En Afrique centrale forestière, l’agriculture itinérante sur brûlis domine, avec des périodes de jachère de plus en plus courtes. La chasse et la pêche restent les principales sources de protéines animales, l’élevage étant limité. Cependant, la chasse s’est fortement commercialisée ces dernières décennies, alimentant les zones urbaines et menaçant la biodiversité faunique et floristique. L’amélioration des infrastructures et l’exploitation industrielle des forêts ont aggravé cette pression, entraînant une raréfaction de la faune et, parfois, une dépendance accrue aux produits forestiers non ligneux, comme le Gnetum, soumis à une surexploitation locale.

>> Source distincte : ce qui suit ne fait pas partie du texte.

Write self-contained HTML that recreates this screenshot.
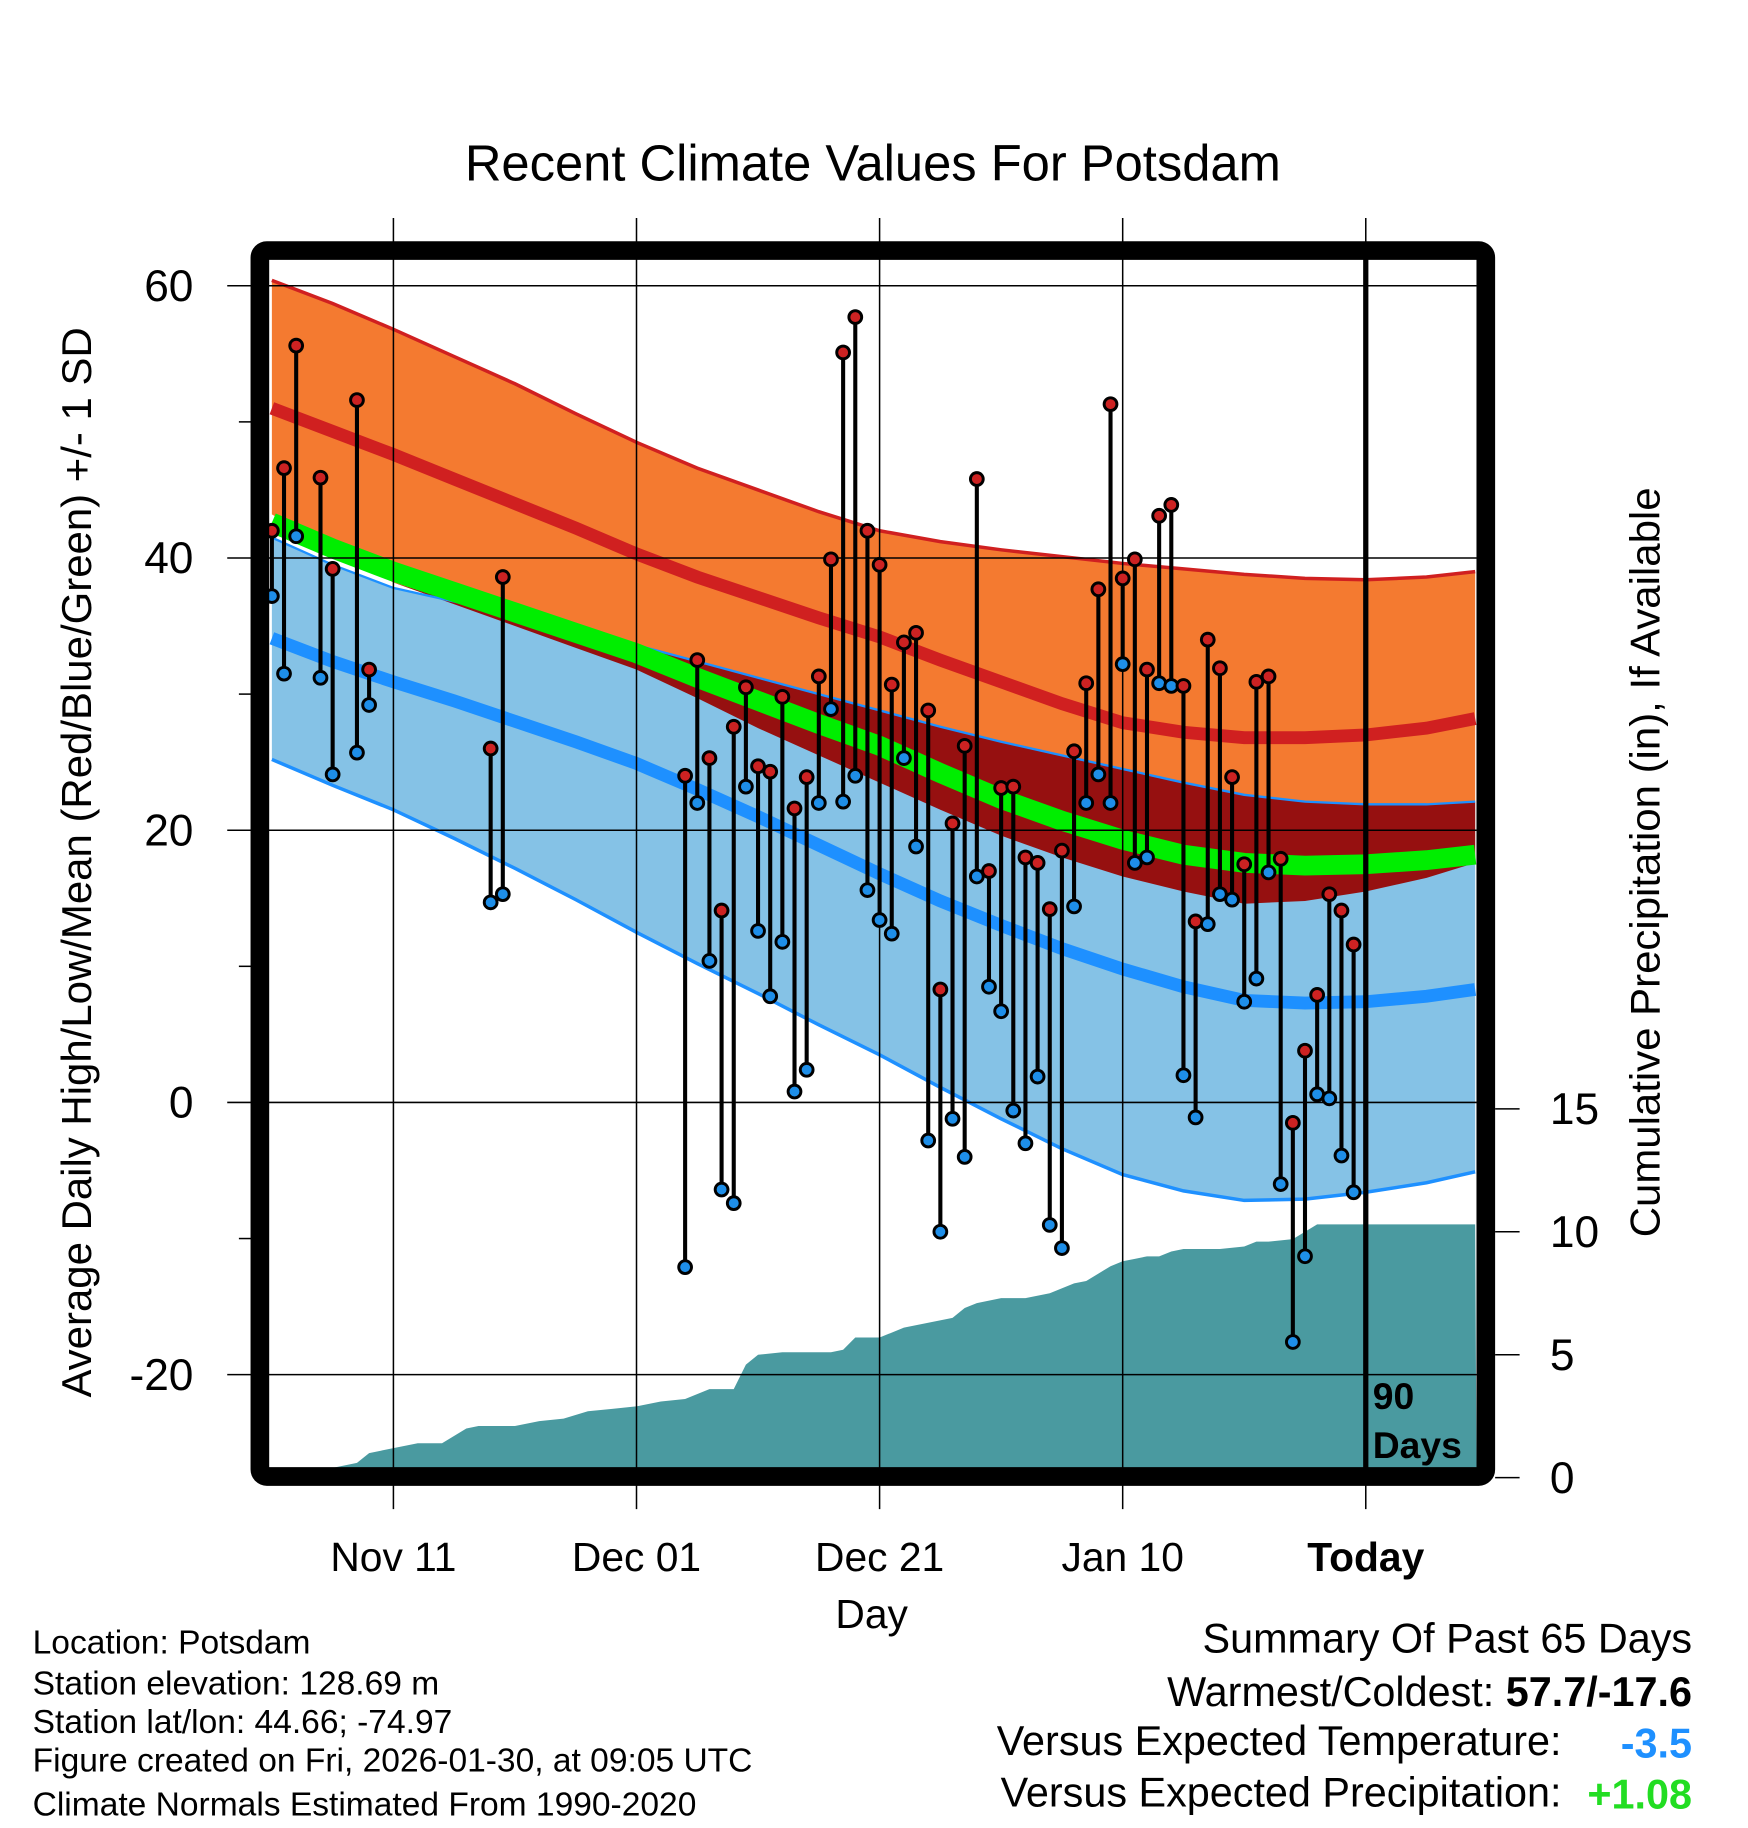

Dans les régions d’altitude, comme le rift Albertin et l’ouest du Cameroun, l’agriculture intensive supplante la forêt, favorisée par la fertilité des sols volcaniques. Cette pratique, combinée à l’élevage transhumant, limite la régénération forestière, entraînant une forte déforestation, comme au Rwanda, où les forêts naturelles ne représentent plus que 5-6 % de leur couvert originel. Dans ces zones, l’utilisation des ressources forestières spontanées reste marginale, mais certaines formes de protection traditionnelle subsistent, préservant des îlots de forêt qui abritent encore une biodiversité significative.
Les cours d’eau de la cuvette congolaise, notamment le fleuve Congo, ont longtemps été les principales voies de communication, jouant un rôle central en RDC. Cependant, l’enclavement de l’Afrique centrale, dû à des rapides infranchissables près des côtes, a poussé les colonisateurs à construire des chemins de fer dès la fin du XIXᵉ siècle, comme les lignes Brazzaville-Pointe Noire et Kinshasa-Matadi. Si le réseau routier s’est développé au XXᵉ siècle, son état reste inégal, notamment en RDC, où la dégradation des infrastructures rend certaines régions accessibles uniquement par voie aérienne. Ces voies de communication, essentielles au développement économique, influencent aussi les massifs forestiers, facilitant les exploitations légales et illégales tout en contribuant à fragmenter les forêts.
Les routes et cours d’eau favorisent également l’agriculture en facilitant l’évacuation des produits et en regroupant les populations le long de ces axes, une politique souvent initiée par les administrations coloniales et poursuivie après l’indépendance. Ce regroupement a des effets ambivalents : il fragmente les forêts proches des routes tout en laissant des massifs plus intacts au-delà de 15 à 20 km. Néanmoins, ces zones éloignées ne sont pas à l’abri de la chasse, car les chasseurs, en quête de subsistance, parcourent parfois plus de 300 km, comme en RDC, où les villes minières du Kasaï sont approvisionnées en viande de brousse depuis le parc national de la Salonga.